Yesterday's experience, heart open, staring up into the sky through a filter designed to keep my eyes safe from radiation, bound on both sides by the people I love most in this world, is an artifact I want to tuck away into my heart for forever. The sky was awe-inspiring, as well as the show it put on down here on earth, where we tiny, solitary humans found ourselves gathered together to see a celestial display like few of us have ever viewed before, a shared mass, a momentary acceptance of the magnificence of our universe.
I am able to fully remember and appreciate those moments, that sweet two minutes and twenty-nine seconds because I made the choice to be completely present. No phone, off the grid, limited communication thanks to so many factors, including a glorious lack of coverage, and a phone that was giving up the energy ghost. But I didn't miss anything. I found everything.
What did our ancestors do before the were attached by the thumb and fore to a world trapped in a tiny box? Shit, what did I do before that? I was a reasonable human who knew how to talk to the people around me. Don't get me wrong... I'm not hating on my iPhone. Or your Droid.
But yesterday left me hungry for more. More of the authentic. More of the genuine. More moments disengaged from technology.

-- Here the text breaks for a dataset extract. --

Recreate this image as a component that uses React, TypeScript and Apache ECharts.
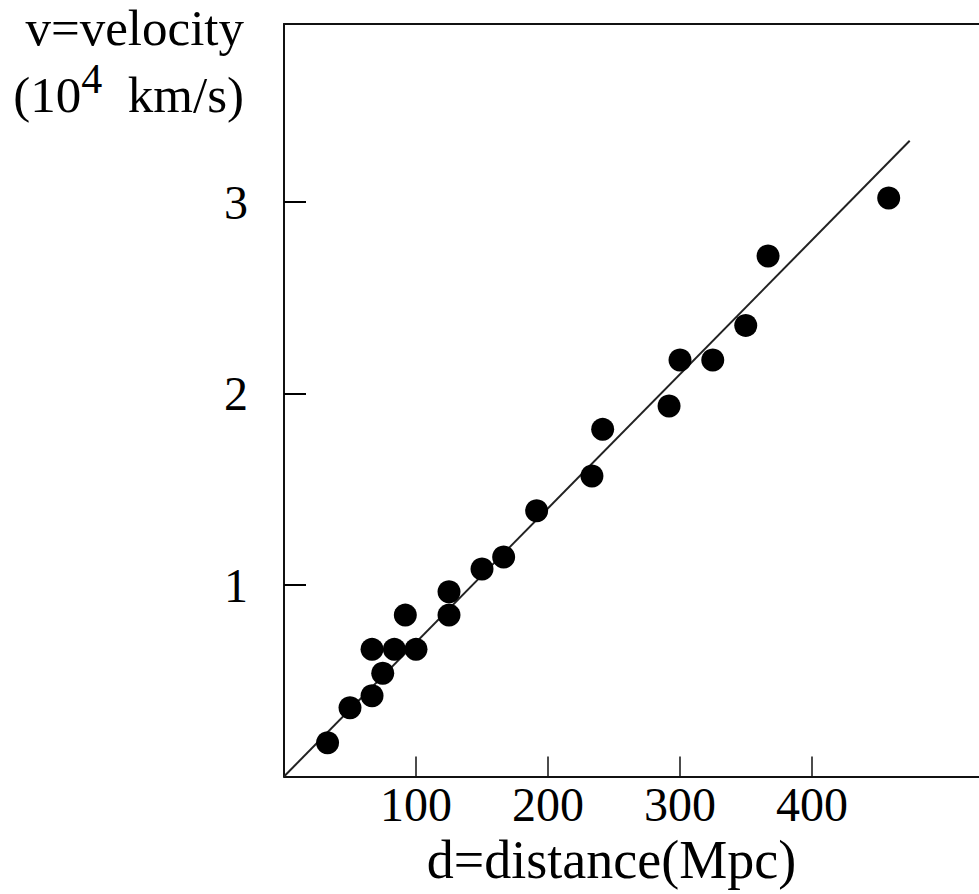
import React, { useEffect, useRef } from "react";
import * as echarts from "echarts";

// Distance (Mpc) and velocity (10^4 km/s)
const distance = [33, 50, 66.7, 74.8, 66.7, 83.6, 100, 91.9, 125, 125, 150, 166.4, 191.4, 233.3, 241.4, 291.7, 300, 324.8, 349.8, 366.7, 458.1];
const velocity = [0.176, 0.359, 0.422, 0.539, 0.664, 0.664, 0.664, 0.843, 0.843, 0.965, 1.084, 1.146, 1.388, 1.569, 1.813, 1.935, 2.175, 2.175, 2.356, 2.718, 3.021];
// Fitted line end points
const fitD = [0, 474];
const fitV = [0, 3.32];
const xTicks = [100, 200, 300, 400];
const yTicks = [1, 2, 3];

const FONT = "'Liberation Serif', 'Times New Roman', serif";

export default function App() {
  const ref = useRef<HTMLDivElement>(null);
  useEffect(() => {
    if (!ref.current) return;
    const chart = echarts.init(ref.current, null, { renderer: "svg" });
    const points = distance.map((d, i) => [d, velocity[i]]);
    const line = fitD.map((d, i) => [d, fitV[i]]);
    chart.setOption({
      animation: false,
      backgroundColor: "#fff",
      textStyle: { fontFamily: FONT, color: "#000" },
      grid: { left: 284, top: 24, right: 0, bottom: 117.5, containLabel: false },
      xAxis: [
        {
          type: "value",
          min: 0,
          max: 526.5,
          interval: 100,
          position: "bottom",
          splitLine: { show: false },
          axisLine: { show: true, onZero: false, lineStyle: { color: "#111", width: 2 } },
          axisTick: { show: true, inside: true, length: 20, customValues: xTicks, lineStyle: { color: "#111", width: 1.5 } },
          axisLabel: { show: true, customValues: xTicks, margin: 4, fontSize: 48, fontFamily: FONT, color: "#000" },
          name: "d=distance(Mpc)",
          nameLocation: "middle",
          nameGap: 44,
          nameTextStyle: { fontSize: 54, fontFamily: FONT, color: "#000", lineHeight: 54, verticalAlign: "top", padding: [0, 40, 0, 0] },
        },
        {
          type: "value",
          min: 0,
          max: 526.5,
          position: "top",
          splitLine: { show: false },
          axisLine: { show: true, onZero: false, lineStyle: { color: "#111", width: 2 } },
          axisTick: { show: false },
          axisLabel: { show: false },
        },
      ],
      yAxis: {
        type: "value",
        min: 0,
        max: 3.93,
        interval: 1,
        splitLine: { show: false },
        axisLine: { show: true, onZero: false, lineStyle: { color: "#111", width: 2 } },
        axisTick: { show: true, inside: true, length: 22, customValues: yTicks, lineStyle: { color: "#000", width: 2 } },
        axisLabel: { show: true, customValues: yTicks, margin: 36, fontSize: 48, fontFamily: FONT, color: "#000" },
        name: "{a|v=velocity}\n{a|(10}{s|4}{a|  km/s)}",
        nameLocation: "end",
        nameGap: 30,
        nameTextStyle: {
          align: "right",
          verticalAlign: "top",
          padding: [0, 40, 0, 0],
          rich: {
            a: { fontSize: 51, fontFamily: FONT, color: "#000", lineHeight: 67 },
            s: { fontSize: 42, fontFamily: FONT, color: "#000", lineHeight: 67, padding: [0, 0, 32, 0] },
          },
        },
      },
      series: [
        {
          type: "line",
          xAxisIndex: 0,
          data: line,
          symbol: "none",
          lineStyle: { color: "#222", width: 2 },
          z: 1,
        },
        {
          type: "scatter",
          xAxisIndex: 0,
          data: points,
          symbol: "circle",
          symbolSize: 23,
          itemStyle: { color: "#000", opacity: 1 },
          z: 2,
        },
      ],
    });
    return () => chart.dispose();
  }, []);
  return <div ref={ref} style={{ position: "absolute", left: 0, top: 0, width: 979, height: 894 }} />;
}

More moments engaged with the ones I love. More moments in the woods, in a hammock, playing a ridiculous game of twenty questions with a slightly ailing six and a half year old and an indulgent thirty-five year old who plays silly games with me when I really want to. I want more real, tangible moments to be stowed away in a journal, written away in the filing cabinet of my mind, knowing these are the moments that are precious and last. I want more present, more real, more now. I want more moments of sunlight that bounce out of me like crazy beams of joy, like the corona yesterday. I don't think I could have experienced what I did yesterday, and to have not been changed by it.